From: Christian Brauner
Date: Mon Aug 31 2020 - 09:48:34 EST


Passing a non-blocking pidfd to waitid() currently has no effect, i.e.
is not supported. There are users which would like to use waitid() on
pidfds that are O_NONBLOCK and mix it with pidfds that are blocking and
both pass them to waitid().
The expected behavior is to have waitid() return -EAGAIN for
non-blocking pidfds and to block for blocking pidfds without needing to
perform any additional checks for flags set on the pidfd before passing
it to waitid().
Non-blocking pidfds will return EAGAIN from waitid() when no child
process is ready yet.

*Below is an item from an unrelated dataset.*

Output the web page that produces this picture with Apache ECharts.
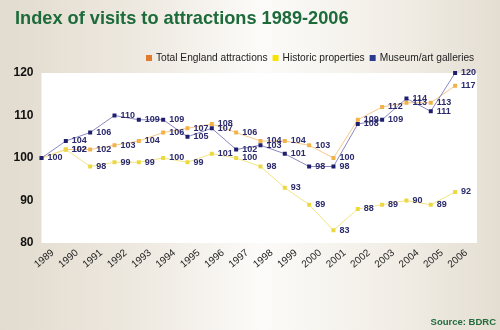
<!DOCTYPE html>
<html>
<head>
<meta charset="utf-8">
<script src="https://cdn.jsdelivr.net/npm/echarts@6/dist/echarts.min.js"></script>
<style>
html,body{margin:0;padding:0;}
body{width:500px;height:330px;background:linear-gradient(to right,#e2dbce 0%,#efeae2 30%,#fcfbf9 52%,#f1ede5 80%,#e4ded2 100%);}
#c{width:500px;height:330px;}
</style>
</head>
<body>
<div id="c"></div>
<script>
const years = [1989,1990,1991,1992,1993,1994,1995,1996,1997,1998,1999,2000,2001,2002,2003,2004,2005,2006];
const totalEngland = [100,102,102,103,104,106,107,108,106,104,104,103,100,109,112,113,113,117];
const historic = [100,102,98,99,99,100,99,101,100,98,93,89,83,88,89,90,89,92];
const museum = [100,104,106,110,109,109,105,107,102,103,101,98,98,108,109,114,111,120];
const yTicks = [80,90,100,110,120];

const chart = echarts.init(document.getElementById('c'), null, {renderer:'canvas'});
const font = 'Liberation Sans, Arial, sans-serif';
function pairs(arr){ return years.map((y,i)=>[y,arr[i]]); }
function mkSeries(name, arr, lineColor, markColor, skipFirst){
  return {
    name, type:'line', data: pairs(arr),
    symbol:'rect', symbolSize:4, showSymbol:true,
    lineStyle:{color:lineColor,width:1},
    itemStyle:{color:markColor},
    label:{show:true, position:'right', distance:4, color:'#2b2a6c', fontSize:9, fontWeight:'bold', fontFamily:font,
      formatter:p=> (skipFirst && p.dataIndex===0) ? '' : String(p.value[1])},
    emphasis:{disabled:true}, animation:false, z: 3
  };
}
chart.setOption({
  backgroundColor:'transparent',
  animation:false,
  title:{text:'Index of visits to attractions 1989-2006', left:10, top:5,
    textStyle:{color:'#1d6b3b', fontSize:18.2, fontWeight:'bold', fontFamily:font}},
  graphic:[{type:'text', right:4, bottom:3, style:{text:'Source: BDRC', fill:'#1f6b3c', font:'bold 9.5px '+font}}],
  legend:{left:141, top:48, itemWidth:6, itemHeight:6, itemGap:5, icon:'rect',
    textStyle:{color:'#222', fontSize:10.2, fontFamily:font, padding:[0,0,0,-1]},
    data:[
      {name:'Total England attractions', itemStyle:{color:'#e07a2c'}},
      {name:'Historic properties', itemStyle:{color:'#f6e400'}},
      {name:'Museum/art galleries', itemStyle:{color:'#2a3a90'}}
    ]},
  grid:{left:41.5, top:73, right:23, bottom:87, show:true, backgroundColor:'#ffffff', borderWidth:0},
  xAxis:{type:'value', min:1989, max:2006.9, interval:1,
    axisLine:{show:false}, axisTick:{show:false}, splitLine:{show:false},
    axisLabel:{rotate:40, align:'center', verticalAlign:'middle', margin:18, color:'#222', fontSize:10, fontFamily:font,
      padding:[0,0,0,7],
      showMaxLabel:false,
      formatter:v=> years.indexOf(v)>=0 ? String(v) : ''}},
  yAxis:{type:'value', min:yTicks[0], max:yTicks[yTicks.length-1], interval:10,
    axisLine:{show:false}, axisTick:{show:false}, splitLine:{show:false},
    axisLabel:{color:'#111', fontSize:12, fontWeight:'bold', fontFamily:font, margin:8}},
  series:[
    mkSeries('Total England attractions', totalEngland, '#f6c98a', '#f2b24a', true),
    mkSeries('Historic properties', historic, '#f1e487', '#ecd840', true),
    mkSeries('Museum/art galleries', museum, '#8b88c2', '#1f1f6e', false)
  ]
});
</script>
</body>
</html>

Returning -EAGAIN for non-blocking pidfds makes it
easier for event loops that handle EAGAIN specially.

It also makes the API more consistent and uniform. In essence, waitid()
is treated like a read on a non-blocking pidfd or a recvmsg() on a
non-blocking socket.
With the addition of support for non-blocking pidfds we support the same
functionality that sockets do. For sockets() recvmsg() supports
MSG_DONTWAIT for pidfds waitid() supports WNOHANG. Both flags are
per-call options. In contrast non-blocking pidfds and non-blocking
sockets are a setting on an open file description affecting all threads
in the calling process as well as other processes that hold file
descriptors referring to the same open file description. Both behaviors,
per call and per open file description, have genuine use-cases.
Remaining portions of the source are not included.